A couple of years ago, a bunch of us at The Agile Monkeys started this huge project for a bank. We rebuilt a critical part of their system, with an event-driven architecture that would be processing millions of monetary (and non-monetary) transactions daily. The team did a fantastic job and it's still in production and working well to this day. However, it was not a bed of roses. We faced some important challenges that I believe made us all much better developers today.

As usual with any big project, there was a lot of technical learning involved. From do's and don'ts in event-driven architectures, to communication both inside and across the teams. There were loads of lessons learned. But there was one huge takeaway that I took from the project. We dedicated way too much time to code optimization, bug fixing, and new features. And we didn't work enough on defensive programming.
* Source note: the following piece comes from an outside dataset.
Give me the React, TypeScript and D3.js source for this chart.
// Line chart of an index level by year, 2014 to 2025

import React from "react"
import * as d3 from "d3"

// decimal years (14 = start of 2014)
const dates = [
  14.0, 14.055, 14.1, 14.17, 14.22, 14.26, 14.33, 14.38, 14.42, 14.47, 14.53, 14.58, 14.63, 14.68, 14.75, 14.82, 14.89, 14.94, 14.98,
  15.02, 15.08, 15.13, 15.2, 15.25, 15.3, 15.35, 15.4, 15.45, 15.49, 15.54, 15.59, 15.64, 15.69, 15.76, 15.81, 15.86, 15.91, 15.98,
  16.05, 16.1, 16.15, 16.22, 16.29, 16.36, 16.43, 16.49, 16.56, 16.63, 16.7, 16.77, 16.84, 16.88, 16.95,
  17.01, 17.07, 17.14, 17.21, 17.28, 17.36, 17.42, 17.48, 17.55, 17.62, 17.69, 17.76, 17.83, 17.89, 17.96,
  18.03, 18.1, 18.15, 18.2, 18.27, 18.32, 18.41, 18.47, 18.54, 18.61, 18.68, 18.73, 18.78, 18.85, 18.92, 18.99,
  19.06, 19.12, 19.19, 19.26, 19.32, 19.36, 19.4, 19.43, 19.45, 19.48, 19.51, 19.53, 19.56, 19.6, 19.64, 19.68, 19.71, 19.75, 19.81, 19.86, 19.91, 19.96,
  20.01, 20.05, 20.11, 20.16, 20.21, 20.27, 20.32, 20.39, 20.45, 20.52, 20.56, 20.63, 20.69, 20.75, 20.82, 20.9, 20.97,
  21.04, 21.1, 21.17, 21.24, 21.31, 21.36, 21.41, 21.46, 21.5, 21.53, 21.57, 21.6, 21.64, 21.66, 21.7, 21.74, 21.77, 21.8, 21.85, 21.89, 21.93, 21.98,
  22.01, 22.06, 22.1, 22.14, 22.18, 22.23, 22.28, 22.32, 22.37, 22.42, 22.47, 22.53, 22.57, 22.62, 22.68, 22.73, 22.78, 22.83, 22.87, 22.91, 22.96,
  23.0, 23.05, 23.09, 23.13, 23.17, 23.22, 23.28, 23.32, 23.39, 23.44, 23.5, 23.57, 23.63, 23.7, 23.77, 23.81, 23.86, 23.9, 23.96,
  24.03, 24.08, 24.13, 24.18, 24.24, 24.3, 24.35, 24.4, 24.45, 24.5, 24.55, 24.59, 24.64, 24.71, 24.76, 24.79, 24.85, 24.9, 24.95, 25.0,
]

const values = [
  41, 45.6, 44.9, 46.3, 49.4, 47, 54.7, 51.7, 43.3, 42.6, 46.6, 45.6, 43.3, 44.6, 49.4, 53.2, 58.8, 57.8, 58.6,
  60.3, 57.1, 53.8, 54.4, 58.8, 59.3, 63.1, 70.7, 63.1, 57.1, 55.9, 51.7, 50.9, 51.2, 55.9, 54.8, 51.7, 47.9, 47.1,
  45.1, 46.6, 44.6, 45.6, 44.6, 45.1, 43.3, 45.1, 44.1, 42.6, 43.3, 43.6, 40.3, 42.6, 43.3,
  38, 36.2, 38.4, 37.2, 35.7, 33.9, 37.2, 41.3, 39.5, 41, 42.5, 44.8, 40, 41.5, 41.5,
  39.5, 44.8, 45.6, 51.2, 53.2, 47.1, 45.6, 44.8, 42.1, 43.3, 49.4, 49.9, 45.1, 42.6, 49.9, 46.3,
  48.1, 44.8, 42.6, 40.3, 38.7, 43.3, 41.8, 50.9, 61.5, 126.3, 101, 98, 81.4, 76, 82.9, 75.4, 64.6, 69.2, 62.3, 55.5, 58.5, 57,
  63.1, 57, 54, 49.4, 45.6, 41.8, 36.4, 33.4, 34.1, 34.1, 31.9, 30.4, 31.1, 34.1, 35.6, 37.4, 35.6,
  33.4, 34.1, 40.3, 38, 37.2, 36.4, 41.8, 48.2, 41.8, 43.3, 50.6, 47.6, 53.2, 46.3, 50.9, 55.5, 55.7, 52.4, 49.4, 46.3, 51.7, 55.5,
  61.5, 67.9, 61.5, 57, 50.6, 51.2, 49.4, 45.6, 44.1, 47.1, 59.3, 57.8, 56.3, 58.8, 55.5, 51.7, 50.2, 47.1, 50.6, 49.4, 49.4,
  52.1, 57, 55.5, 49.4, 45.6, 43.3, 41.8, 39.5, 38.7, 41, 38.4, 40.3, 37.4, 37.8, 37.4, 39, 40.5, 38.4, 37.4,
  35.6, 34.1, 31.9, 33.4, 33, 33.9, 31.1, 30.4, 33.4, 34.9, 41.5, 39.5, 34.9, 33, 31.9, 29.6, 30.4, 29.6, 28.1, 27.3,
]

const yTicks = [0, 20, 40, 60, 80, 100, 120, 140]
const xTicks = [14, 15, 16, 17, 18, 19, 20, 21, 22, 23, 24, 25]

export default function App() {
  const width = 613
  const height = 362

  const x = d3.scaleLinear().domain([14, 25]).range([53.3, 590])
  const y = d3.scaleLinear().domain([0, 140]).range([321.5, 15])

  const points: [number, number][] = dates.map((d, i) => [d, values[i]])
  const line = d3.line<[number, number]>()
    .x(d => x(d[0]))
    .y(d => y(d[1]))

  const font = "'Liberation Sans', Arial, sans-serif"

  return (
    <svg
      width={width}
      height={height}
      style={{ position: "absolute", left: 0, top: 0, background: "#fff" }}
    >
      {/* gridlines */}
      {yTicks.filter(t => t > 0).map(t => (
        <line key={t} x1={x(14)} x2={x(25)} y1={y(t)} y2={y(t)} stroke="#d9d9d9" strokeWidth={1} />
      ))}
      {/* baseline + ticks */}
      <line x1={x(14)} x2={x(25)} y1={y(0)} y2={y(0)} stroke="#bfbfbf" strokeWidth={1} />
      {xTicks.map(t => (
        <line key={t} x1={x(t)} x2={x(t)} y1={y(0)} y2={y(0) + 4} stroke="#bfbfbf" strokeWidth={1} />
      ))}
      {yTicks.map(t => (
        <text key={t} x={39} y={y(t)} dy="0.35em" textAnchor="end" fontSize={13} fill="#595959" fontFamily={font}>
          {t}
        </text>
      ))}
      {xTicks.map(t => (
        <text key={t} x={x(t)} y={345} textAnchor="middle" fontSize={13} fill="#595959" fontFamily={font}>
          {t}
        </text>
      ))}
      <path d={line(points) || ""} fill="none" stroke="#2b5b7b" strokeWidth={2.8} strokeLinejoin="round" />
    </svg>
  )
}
What's defensive programming?

Quoting Wikipedia directly:

Defensive programming is a form of defensive design intended to ensure the continuing function of a piece of software under unforeseen circumstances. Defensive programming practices are often used where high availability, safety, or security is needed.
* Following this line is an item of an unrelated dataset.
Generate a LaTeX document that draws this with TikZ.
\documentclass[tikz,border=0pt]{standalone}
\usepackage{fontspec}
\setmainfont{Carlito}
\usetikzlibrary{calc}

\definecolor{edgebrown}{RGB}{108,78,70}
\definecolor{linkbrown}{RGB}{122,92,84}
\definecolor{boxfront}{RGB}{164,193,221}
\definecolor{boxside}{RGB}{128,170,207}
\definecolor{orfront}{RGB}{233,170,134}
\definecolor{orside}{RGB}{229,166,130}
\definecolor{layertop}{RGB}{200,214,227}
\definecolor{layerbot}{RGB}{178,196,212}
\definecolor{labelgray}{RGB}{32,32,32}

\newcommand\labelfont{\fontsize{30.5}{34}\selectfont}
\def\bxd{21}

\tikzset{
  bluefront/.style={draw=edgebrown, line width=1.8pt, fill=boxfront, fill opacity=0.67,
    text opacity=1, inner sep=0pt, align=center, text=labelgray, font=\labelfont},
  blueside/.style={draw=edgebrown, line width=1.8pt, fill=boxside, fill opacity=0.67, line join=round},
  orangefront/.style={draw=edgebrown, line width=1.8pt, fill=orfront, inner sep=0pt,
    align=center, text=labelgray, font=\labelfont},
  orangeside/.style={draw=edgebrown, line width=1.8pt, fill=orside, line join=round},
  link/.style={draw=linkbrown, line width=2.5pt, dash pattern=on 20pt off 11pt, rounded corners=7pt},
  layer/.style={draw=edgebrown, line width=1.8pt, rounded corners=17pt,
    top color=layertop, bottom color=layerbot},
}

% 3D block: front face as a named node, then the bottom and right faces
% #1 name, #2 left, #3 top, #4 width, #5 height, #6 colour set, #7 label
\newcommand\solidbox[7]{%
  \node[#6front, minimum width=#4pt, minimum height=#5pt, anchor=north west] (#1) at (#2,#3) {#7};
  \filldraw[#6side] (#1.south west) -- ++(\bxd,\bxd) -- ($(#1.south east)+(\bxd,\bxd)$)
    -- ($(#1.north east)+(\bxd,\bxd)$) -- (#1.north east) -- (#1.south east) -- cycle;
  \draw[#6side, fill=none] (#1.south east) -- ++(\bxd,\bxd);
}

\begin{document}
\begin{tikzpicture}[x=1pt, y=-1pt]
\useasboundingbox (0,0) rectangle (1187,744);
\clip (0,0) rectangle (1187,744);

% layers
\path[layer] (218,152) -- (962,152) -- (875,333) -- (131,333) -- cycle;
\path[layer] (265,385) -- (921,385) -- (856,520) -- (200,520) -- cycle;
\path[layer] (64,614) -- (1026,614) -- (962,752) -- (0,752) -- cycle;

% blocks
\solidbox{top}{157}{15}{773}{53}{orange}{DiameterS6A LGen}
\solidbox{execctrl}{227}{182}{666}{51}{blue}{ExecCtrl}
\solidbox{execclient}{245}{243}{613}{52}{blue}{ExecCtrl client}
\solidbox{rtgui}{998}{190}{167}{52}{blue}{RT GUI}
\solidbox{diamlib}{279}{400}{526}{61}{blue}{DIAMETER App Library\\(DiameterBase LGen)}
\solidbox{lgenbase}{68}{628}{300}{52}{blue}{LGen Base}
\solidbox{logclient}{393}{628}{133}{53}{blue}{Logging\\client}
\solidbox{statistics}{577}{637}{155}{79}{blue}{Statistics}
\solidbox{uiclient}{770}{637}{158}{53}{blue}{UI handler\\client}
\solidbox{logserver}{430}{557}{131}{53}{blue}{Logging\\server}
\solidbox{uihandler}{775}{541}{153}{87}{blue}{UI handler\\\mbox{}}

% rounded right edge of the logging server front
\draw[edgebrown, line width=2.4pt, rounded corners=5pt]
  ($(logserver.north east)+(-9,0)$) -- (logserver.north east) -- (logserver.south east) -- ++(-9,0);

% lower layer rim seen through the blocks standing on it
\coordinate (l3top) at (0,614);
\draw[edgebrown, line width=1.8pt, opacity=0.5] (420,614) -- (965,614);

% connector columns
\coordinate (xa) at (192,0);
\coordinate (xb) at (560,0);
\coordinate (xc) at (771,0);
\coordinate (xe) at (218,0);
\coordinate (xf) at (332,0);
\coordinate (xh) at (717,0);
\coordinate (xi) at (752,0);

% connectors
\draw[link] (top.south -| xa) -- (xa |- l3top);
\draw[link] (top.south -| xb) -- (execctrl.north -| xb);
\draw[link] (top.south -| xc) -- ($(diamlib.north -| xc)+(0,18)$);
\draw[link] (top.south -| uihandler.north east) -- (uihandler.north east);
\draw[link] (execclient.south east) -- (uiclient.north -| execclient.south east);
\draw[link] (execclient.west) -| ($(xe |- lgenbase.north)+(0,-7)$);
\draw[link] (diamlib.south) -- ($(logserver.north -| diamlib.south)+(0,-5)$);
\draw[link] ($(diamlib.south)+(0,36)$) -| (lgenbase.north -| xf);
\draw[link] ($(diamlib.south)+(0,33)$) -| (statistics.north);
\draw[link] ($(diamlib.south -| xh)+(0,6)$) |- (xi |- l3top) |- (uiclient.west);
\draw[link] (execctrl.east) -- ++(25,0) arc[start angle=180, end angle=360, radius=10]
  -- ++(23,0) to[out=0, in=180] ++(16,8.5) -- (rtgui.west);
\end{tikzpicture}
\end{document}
The emphasis here is on unforeseen circumstances. Bad Things™ will happen, no matter what you do. So you have to prepare for them.
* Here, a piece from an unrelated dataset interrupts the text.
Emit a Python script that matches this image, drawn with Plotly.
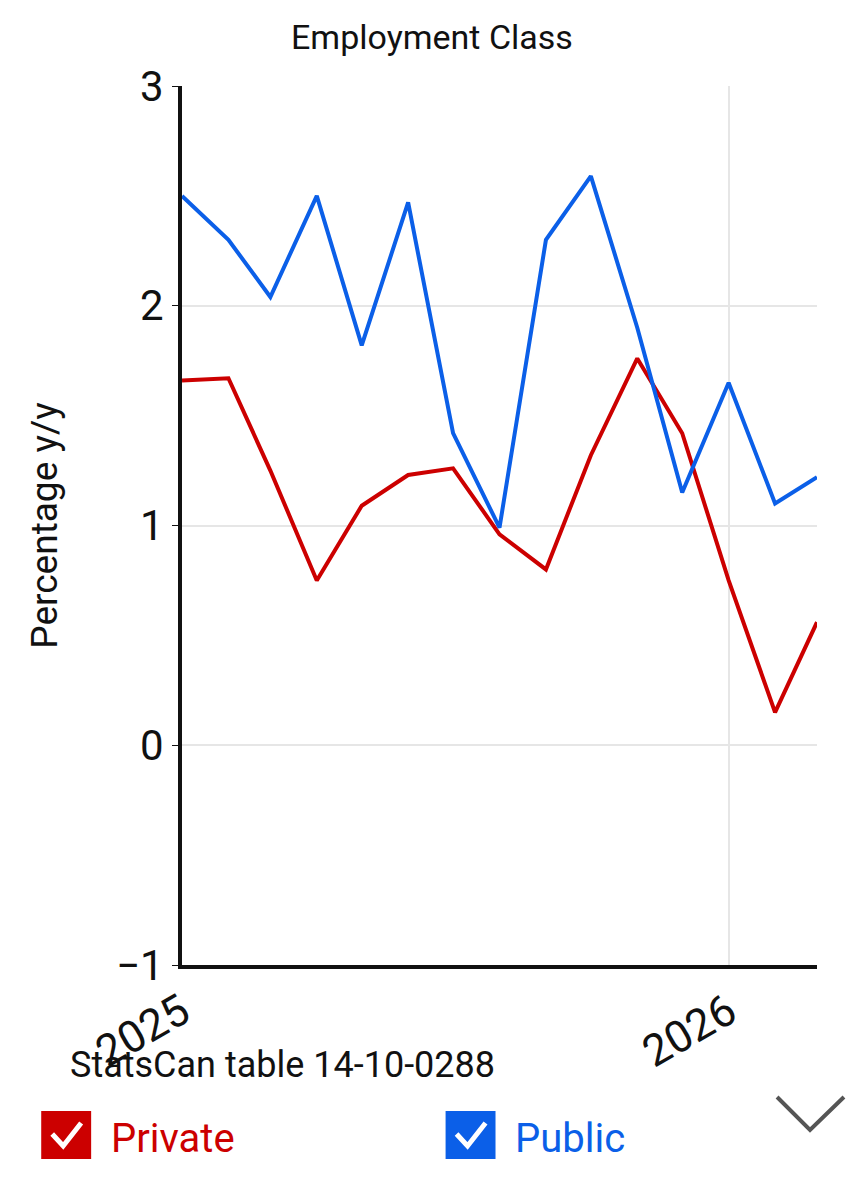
import plotly.graph_objects as go

months = ["2025-01-01","2025-02-01","2025-03-01","2025-04-01","2025-05-01","2025-06-01","2025-07-01","2025-08-01",
          "2025-09-01","2025-10-01","2025-11-01","2025-12-01","2026-01-01","2026-02-01","2026-03-01"]
private = [1.66,1.67,1.25,0.75,1.09,1.23,1.26,0.96,0.80,1.32,1.76,1.42,0.75,0.15,0.56]
public = [2.50,2.30,2.04,2.50,1.82,2.47,1.42,0.99,2.30,2.59,1.90,1.15,1.65,1.10,1.22]

L, R, T, B = 180, 816, 86, 965
def px(x): return (x - L) / (R - L)
def py(y): return (B - y) / (B - T)

fig = go.Figure()
fig.add_trace(go.Scatter(x=months, y=private, mode="lines", line=dict(color="#cc0000", width=4), name="Private"))
fig.add_trace(go.Scatter(x=months, y=public, mode="lines", line=dict(color="#0b5fe8", width=4), name="Public"))

fig.update_layout(
    width=858, height=1200, margin=dict(l=174, r=49, t=78, b=243),
    plot_bgcolor="white", paper_bgcolor="white", showlegend=False,
    font=dict(family="Roboto", color="#111"),
    xaxis=dict(range=["2025-01-01","2026-03-01"], tickvals=["2025-01-01","2026-01-01"], ticktext=["2025","2026"],
               tickangle=-30, tickfont=dict(size=44), showgrid=True, gridcolor="#e6e6e6", gridwidth=2,
               showline=True, linecolor="#111", linewidth=4, ticks="", zeroline=False),
    yaxis=dict(range=[-1,3], dtick=1, tickfont=dict(size=42), showgrid=True, gridcolor="#e6e6e6", gridwidth=2,
               showline=True, linecolor="#111", linewidth=4, ticks="outside", ticklen=6, tickcolor="#111",
               zeroline=False, title=dict(text="Percentage y/y", font=dict(size=37), standoff=48)),
)
fig.add_annotation(text="Employment Class", xref="paper", yref="paper", x=px(430), y=py(37), yanchor="middle",
                   showarrow=False, font=dict(size=34, color="#111"))
fig.add_annotation(text="StatsCan table 14-10-0288", xref="paper", yref="paper", x=px(66), y=py(1065), xanchor="left",
                   yanchor="middle", showarrow=False, font=dict(size=36, color="#111"))
for x0, col, lab in [(40, "#cc0000", "Private"), (445, "#0b5fe8", "Public")]:
    fig.add_shape(type="rect", xref="paper", yref="paper", x0=px(x0), x1=px(x0+48), y0=py(1158), y1=py(1112),
                  fillcolor=col, line=dict(color=col, width=2))
    pts = [(x0+10, 1134), (x0+21, 1146), (x0+39, 1123)]
    path = "M " + " L ".join(f"{px(a)},{py(b)}" for a, b in pts)
    fig.add_shape(type="path", xref="paper", yref="paper", path=path, line=dict(color="white", width=5))
    fig.add_annotation(text=lab, xref="paper", yref="paper", x=px(x0+67), y=py(1138), xanchor="left",
                       yanchor="middle", showarrow=False, font=dict(size=40, color=col))
pts = [(776, 1097), (809, 1130), (843, 1097)]
fig.add_shape(type="path", xref="paper", yref="paper",
              path="M " + " L ".join(f"{px(a)},{py(b)}" for a, b in pts), line=dict(color="#555", width=4))
fig.write_html("out.html")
At our first launch, we thought that we had a very robust application. It was performant and well tested. But, again, Bad Things™ can and will happen. In our case, it was an unknown rate limitation on our vendor production API that temporarily shut our application account down. Then, even when our services had a retry mechanism in place, they all ended up retrying simultaneously. As a result, a large majority of our transactions failed. Recovering from those errors required a lot of work from all of us. We were clearly not prepared enough for an issue at such a scale. We found ourselves doing a lot of manual, tedious work to solve the transactions in pending status. It resulted in many hours of hard work, and it naturally grew into some automatic tooling for reconciliation. Tooling that we should have implemented right away, instead of dedicating that much time to optimize performance, fixing bugs or even adding new features.

Reconciliation tooling

In regards to the tooling that you should have in place, it will greatly depend on the needs of your system. But for an event-driven architecture like the one that we were working with, we found it incredibly useful to have an Admin API (be careful with the security on this one!), with some automatic checks and reconciliation logic. The methods in this API would be able to replay events, look for inconsistent values in DB, or for the most extreme scenarios, even update some DB fields directly.

That, combined with an event store where every event received is kept (especially if not completed successfully), will allow your team to work wonders. It's important that the developers are able to safely and consistently replay the events. One of the issues that we faced in our project was that, even though our log aggregator worked very well to grab event data, it was not consistent enough for our scale. A small percentage (below 1%) of events were lost, but it equated to thousands of events that need to be manually searched for. Having a more complete and reliable event store for our needs was a huge relief for our reconciliation process.

There's another very good benefit that you'll get from all of this tooling: you can automatize those checks and processes to run periodically once you've verified their robustness. For instance, you could run a reconciliation task daily on all of those events that failed or stalled for more than an hour. Once the tooling is in place, there are many advantages that you can enjoy!

So, for every reader out there, I'll be proud if you can just carry home the following takeaway: bugs will happen. Are you prepared to deal with them in production? If not, start dedicating some time to it, even before bug fixing or optimizing your code. Invest in a calm mind. Future You will thank you when enjoying the spare time with your friends instead of dealing with on-call issues!